Para construir a famosa
Muralha da China acredita-se que foi empregada a força anônima de
aproximadamente um milhão de pessoas, sendo que mais de duzentas mil pessoas
morreram. Localizada ao norte, foi construída com focos militar e aduaneiro. Na
verdade, compõe de diversas muralhas edificadas com diferentes materiais, como
pedra, tijolo e madeira, durante várias dinastias na China Imperial.
E a Babilônia
várias vezes destruída
Quem a reconstruiu
tantas vezes?
A civilização da Babilônia foi
existente do século XVIII ao VI a.C. Cidade da antiga Mesopotâmia, entre os
rios Tigre e Eufrates. Hoje, situa-se nessa área o atual Iraque. Lá, o rei
Hamurabi teceu seu famoso Código. Palco de disputa por vários povos antigos,
foi várias vezes reconstruída. Para a mitologia, lá existiram os Jardins
Suspensos e a Torre de Babel.
A grande Roma está
cheia de arcos do triunfo:
Quem os ergueu?
Sobre quem
triunfaram os Césares?
Em Roma há vários arcos triunfais. A
construção deles teve início na República para destacar a vitória dos Generais.
Destaca-se o de Constantino (315), edificado para comemorar a vitória desse
Imperador sobre o usurpador Maxêncio, em 312. Esse reutilizou diversas
esculturas provenientes de outros monumentos imperiais.
A decantada
Bizâncio
Tinha somente
palácios para os seus habitantes?
Cidade da Grécia Antiga, foi fundada
em 658 a.C. tendo recebido esse nome para homenagear seu monarca Bizas.

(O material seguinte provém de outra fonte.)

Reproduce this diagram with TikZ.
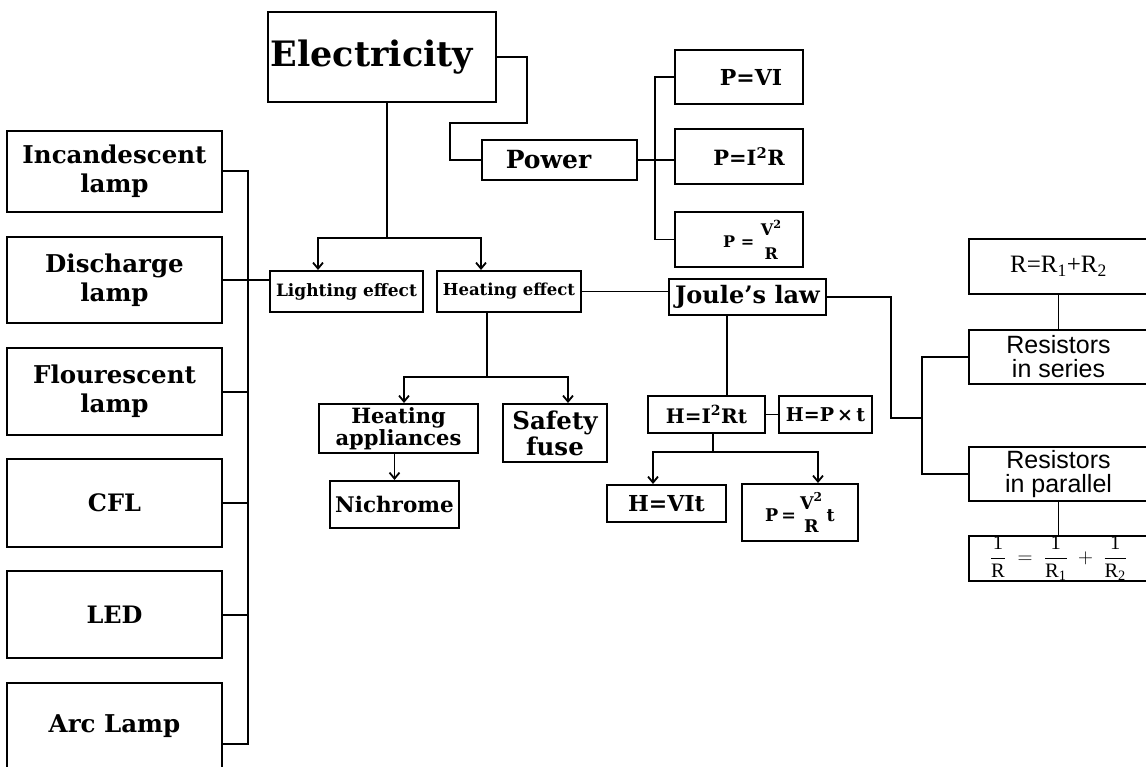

Tornou-se a capital da parte oriental do Império Romano. Denominada
Constantinopla na Idade Média, foi conquistada pelos turcos em 1453. Situa-se
no cruzamento entre os continentes Europeu e Asiático, permitindo o controle de
rotas e da passagem entre os mares Negro e Mediterrâneo. Lá situa-se a Basílica
de Santa Sofia, eminente obra arquitetônica. Desde 1930, chama-se Istambul.
Filipe da Espanha
chorou,
quando sua Armada
naufragou.
Ninguém mais
chorou?
No excerto acima, o autor nega o culto
ao individualismo, promotor do dom do indivíduo. Os náufragos, seus familiares
e o povo de Espanha também comoveram-se com o evento, mas somente a narrativa
real é trazida à luz.
A cada dez anos um
grande Homem.
Quem pagava a
conta?
Tantas histórias.
Tantas questões.
Ao fim, Brecht quer
provocar as perguntas do operário, através de formas coloquiais.
Pelo texto, há uma série
de encavalgamentos que ligam o essencial entre os diversos acontecimentos: a
edificação da Muralha, dos arcos e dos palácios é vista como tendo sido feita
pelos mesmos heróis anônimos.
A máquina humana
trabalhadora constrói, cria e sofre, como uma “persona” de teatro. Ambos ficam
por trás de suas feituras, como numa elaboração teatral. Na obra artística, o ator/dramaturgo é visto
como pessoa, lembrado por suas atuações. Já para os relatos da História
tradicional, reis e empresários são mostrados como seres de grandes feitos, mas
os trabalhadores, heróis e anônimos, ficam esquecidos. Será justo isso?